My first awareness of “Saturday Night Live” came pretty early in the show’s run. It was, oddly enough, the October 1978 issue of Marvel Team-up, featuring Spider-man and The Not Ready for Prime Time Players. I was living on a US military base in Germany at the time and found the issue on the Stars and Stripes newsstand there. I don’t recall whether I actually bought it. I do remember becoming a devotee of the show the next year after moving stateside. I’ve watched it off and on ever since, albeit mostly not live in recent years and fast-forwarding through everything but the political sketches and Weekend Update segment unless something else caught my eye.
Like pretty much everyone else, I’ve frequently thought the show wasn’t all that funny. Despite having their pick of the best comic writing talent and sketch performers in North America, the bits often haven’t connected with me. But I’d almost always enjoyed the political sketches. That hasn’t been true in a while.
For whatever reason, I don’t have much recollection of SNL’s takes on Jimmy Carter and Ronald Reagan. Chevy Chase’s take on Gerald Ford is legendary, but before my time. The Dana Carvey George H.W. Bush impression was fantastic. The Bill Clinton sketches by Phil Hartman and later Darrell Hammond were hysterical.
This early one was a personal fave:
The George W. Bush – Al Gore debates were must-see-TV and Will Ferrell’s continued run on Bush was great.
They never really got Barack Obama. The impersonations were well done, they just weren’t particularly funny. Whether Obama’s personality was too matter-of-fact or the writers just liked him too much, it just didn’t click. Whether they used a white actor or a black one.
Kate McKinnon’s Hillary Clinton, though, was fantastic.
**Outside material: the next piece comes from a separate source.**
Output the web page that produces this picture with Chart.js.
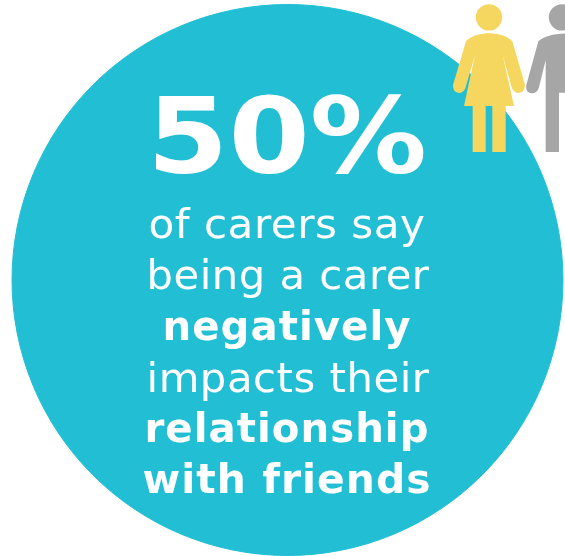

Alec Baldwin is excellent as Donald Trump but, alas, not funny in my view. Baldwin is a terrific comedic actor and I thought he made “30 Rock.” And his Trump is spot-on. The problem, though, is at least twofold. First, Trump himself is such a broad character as to almost defy parody. Second, unlike all the other presidential impersonators, it’s rather obvious that Baldwin despises the man he’s satirizing.
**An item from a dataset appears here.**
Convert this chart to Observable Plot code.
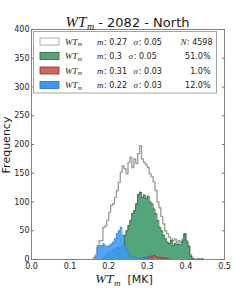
<!DOCTYPE html>
<html><head><meta charset="utf-8">
<script src="https://cdn.jsdelivr.net/npm/d3@7"></script>
<script src="https://cdn.jsdelivr.net/npm/@observablehq/plot@0.6"></script>
<style>body{margin:0;background:#fff;} svg{display:block;overflow:visible}</style>
</head><body><div id="chart"></div>
<script>
const binStart = [0.160,0.165,0.170,0.175,0.180,0.185,0.190,0.195,0.200,0.205,
  0.210,0.215,0.220,0.225,0.230,0.235,0.240,0.245,0.250,0.255,
  0.260,0.265,0.270,0.275,0.280,0.285,0.290,0.295,0.300,0.305,
  0.310,0.315,0.320,0.325,0.330,0.335,0.340,0.345,0.350,0.355,
  0.360,0.365,0.370,0.375,0.380,0.385,0.390,0.395,0.400,0.405,
  0.410,0.415,0.420,0.425,0.430,0.435,0.440,0.445];
const binWidth = 0.005;
const totalCounts = [3,8,24,33,33,56,58,68,82,94, 97,108,120,134,152,163,158,149,169,178,
  160,175,167,184,198,175,169,165,160,149, 144,135,120,100,90,75,62,50,45,39,
  36,33,36,30,33,30,36,45,33,24, 8,2,1,0,1,0,1,0];
const greenCounts = [0,0,0,0,0,3,6,10,12,14, 16,18,20,22,22,24,42,50,59,68,
  80,85,97,113,117,108,112,106,110,100, 97,88,80,68,56,50,42,36,30,28,
  33,24,28,26,27,25,32,45,30,22, 6,2,0,0,1,0,1,0];
const redCounts = [0,0,0,0,0,0,0,0,0,0, 0,0,0,0,0,0,0,0,0,0,
  0,0,1,1,2,2,3,2,4,6, 3,7,5,3,4,2,3,1,2,0,
  0,0,0,0,0,0,0,0,0,0, 0,0,0,0,0,0,0,0];
const blueCounts = [0,5,21,24,24,27,24,22,24,27, 30,36,45,50,56,42,24,19,10,5,
  4,4,3,3,2,2,2,1,1,1, 0,0,0,0,0,0,0,0,0,0,
  0,0,0,0,0,0,0,0,0,0, 0,0,0,0,0,0,0,0];

const xTicks = [0,0.1,0.2,0.3,0.4,0.5];
const yTicks = [0,50,100,150,200,250,300,350,400];

const titleVar = "WT", titleSub = "m", titleRest = "\u00a0-\u00a02082\u00a0-\u00a0North";
const yLabel = "Frequency";
const xLabelUnit = "\u00a0\u00a0[MK]";
const legendMeans = ["0.27","0.3","0.31","0.22"];
const legendSigmas = ["0.05","0.05","0.03","0.03"];
const legendRight = ["N: 4598","51.0%","1.0%","12.0%"];

// styles
const seriesFill = ["#ffffff","#55a57a","#d26464","#3a9af2"];
const seriesStroke = ["#9a9a9a","#2c5e3e","#8a3030","#2a6fc0"];

function series(counts){
  let first = counts.findIndex(c=>c>0);
  let last = counts.length-1 - [...counts].reverse().findIndex(c=>c>0);
  const pts = [];
  for(let i=first;i<=last;i++) pts.push({x:binStart[i], y:counts[i]});
  const end = binStart[last]+binWidth;
  return {
    area: [...pts, {x:end, y:0}],
    line: [{x:binStart[first], y:0}, ...pts, {x:end, y:0}]
  };
}
const S = [totalCounts, greenCounts, redCounts, blueCounts].map(series);
const ff = "DejaVu Sans";

const marks = [];
S.forEach((s,k)=>{
  marks.push(Plot.areaY(s.area,{x:"x", y:"y", curve:"step-after", fill:seriesFill[k], fillOpacity: k===3?0.88:1}));
  marks.push(Plot.lineY(s.line,{x:"x", y:"y", curve:"step-after", stroke:seriesStroke[k], strokeWidth: k===0?1.3:0.8, strokeOpacity: k===3?0.5:1}));
});

const chart = Plot.plot({
  width:249, height:291,
  marginLeft:31, marginRight:25, marginTop:29, marginBottom:32,
  x:{domain:[0,0.5]},
  y:{domain:[0,400]},
  style:{fontFamily:ff, fontSize:"8px", color:"#222", background:"#fff"},
  marks:[
    ...marks,
    Plot.frame({stroke:"#777", strokeWidth:0.9}),
    Plot.axisY({ticks:yTicks, anchor:"left", tickSize:0, tickPadding:2, label:null, fill:"#222"}),
    Plot.axisY({ticks:yTicks, anchor:"left", tickSize:-3, tickFormat:()=>"", label:null, stroke:"#777"}),
    Plot.axisY({ticks:yTicks, anchor:"right", tickSize:-3, tickFormat:()=>"", label:null, stroke:"#777"}),
    Plot.axisX({ticks:xTicks, anchor:"bottom", tickSize:0, tickPadding:4, tickFormat:d=>d.toFixed(1), label:null, fill:"#222"}),
  ]
});
document.getElementById("chart").appendChild(chart);

const svg = d3.select(chart);
const serif = "Liberation Serif";

function txt(parent, x, y, s, opts={}){
  const e = parent.append("text").attr("x",x).attr("y",y)
    .attr("font-family", opts.serif ? serif : ff)
    .attr("font-style", opts.serif ? "italic" : "normal")
    .attr("font-size", opts.size || 8)
    .attr("text-anchor", opts.anchor || "start")
    .attr("fill", "#1a1a1a").text(s);
  return e;
}
function w(e){ return e.node().getComputedTextLength(); }

// title: centered composite
{
  const g = svg.append("g");
  const a = txt(g, 0, 27, titleVar, {serif:true, size:15});
  const b = txt(g, w(a)+0.5, 30, titleSub, {serif:true, size:10});
  const c = txt(g, w(a)+0.5+w(b), 27, titleRest, {size:13});
  const total = w(a)+0.5+w(b)+w(c);
  g.attr("transform", `translate(${127.5-total/2},0)`);
}

// y label
svg.append("text").attr("transform","translate(10,145) rotate(-90)").attr("text-anchor","middle")
  .attr("font-family",ff).attr("font-size",11).attr("fill","#1a1a1a").text(yLabel);

// x label
{
  const g = svg.append("g");
  const a = txt(g, 0, 283, titleVar, {serif:true, size:13});
  const b = txt(g, w(a)+0.5, 285.5, titleSub, {serif:true, size:9});
  const c = txt(g, w(a)+0.5+w(b), 283, xLabelUnit, {size:11});
  const total = w(a)+0.5+w(b)+w(c);
  g.attr("transform", `translate(${124-total/2},0)`);
}

// legend
const lg = svg.append("g");
lg.append("rect").attr("x",33.5).attr("y",31.5).attr("width",183).attr("height",61.5)
  .attr("fill","#fff").attr("stroke","#999").attr("stroke-width",0.9);
const rowY = [41.5,56,70.5,85];
rowY.forEach((cy,i)=>{
  lg.append("rect").attr("x",40).attr("y",cy-3.5).attr("width",19).attr("height",7)
    .attr("fill",seriesFill[i]).attr("stroke",seriesStroke[i]).attr("stroke-width",0.8);
  const by = cy+3;
  const a = txt(lg, 65, by, "WT", {serif:true, size:9});
  txt(lg, 65+w(a)+0.3, by+1.5, "m", {serif:true, size:6});
  const m = txt(lg, 97, by, "m", {serif:true, size:9});
  const mv = txt(lg, 97+w(m)+0.5, by, ":\u00a0"+legendMeans[i], {size:8});
  const sx = 97+w(m)+0.5+w(mv)+6.5;
  const s = txt(lg, sx, by, "σ", {serif:true, size:9});
  txt(lg, sx+w(s)+0.8, by, ":\u00a0"+legendSigmas[i], {size:8});
  if(legendRight[i].startsWith("N")){
    const rest = txt(lg, 212.5, by, legendRight[i].slice(1).replace(" ","\u00a0"), {size:8, anchor:"end"});
    txt(lg, 212.5-w(rest)-0.5, by, "N", {serif:true, size:9, anchor:"end"});
  } else txt(lg, 210.5, by, legendRight[i], {size:8, anchor:"end"});
});
</script>
</body></html>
And I think that’s really the problem with political comedy at the moment. Even as someone much more politically conservative than I am now, I enjoyed SNL’s parodies of Republican Presidents. For that matter, I enjoyed the even more pointed parodies by Jon Stewart and Steven Colbert.
Conversely, while I dislike Trump more than any President in my lifetime, I find most attempts at anti-Trump humor unfunny. I’ve long given up on the post-Stewart “Daily Show” and Colbert’s turn on “The Late Show.” I’ve got several episodes of John Oliver’s “Last Week Tonight” on my DVR but no longer prioritize watching them because they’ve become more vitriolic than comedic.
Similarly, while I’m disgusted with the lengths Senate Republicans went through to get Brett Kavanaugh confirmed and have written many posts arguing that his over-the-top partisanship and bald-faced lies during his hearings were disqualifying, I haven’t found the SNL takes on them all that funny. The cold opens the last two weeks simply weren’t going to be enjoyable to people who didn’t already agree with the writers’ point of view. Beyond that, they really added no insight that only satire could provide.
I thought Matt Damon did a fine impersonation that’s particularly impressive given how little time he had to prepare. He nailed it as an actor. But it was simply a slightly mean-spirited recreation of the event more than a satire. The Senate victory party cold open from this past weekend was at least legitimate satire. But, again, it was just playing to the prejudices of those who already agreed.
I’ve started listening to the Origins with James Andrew Miller podcasts’ SNL episodes that dropped a few days ago. Like the mini-series on ESPN and Nick Saban, they’re extraordinarily well done. The discussions with Lorne Michaels, Baldwin, and others on the tribulations of dealing with the Trump phenomenon in the first installment are particularly insightful. Michaels, in particular, is quite cognizant of the possibility of going too far.
But my point isn’t so much that they’ve gone over-the-top in their critique of Trump or the Republican Party. It’s that, perhaps because we’re even more polarized than we were during the Clinton and Bush eras, comedy seems to have lost its ability to serve as a bridge. The levels of rage on both sides of the divide may just be too high to make this a laughing matter.
Dave Chappelle has done a good job with it in his most recent Netflix specials. But even his stuff isn’t so much comedy as self-confession and political commentary with some humorous observations mixed in. Bill Burr’s special right on the eve of the election was amusing as well, but it was mostly of the “they’re both awful” variety; it’s easier for both sides to laugh at that.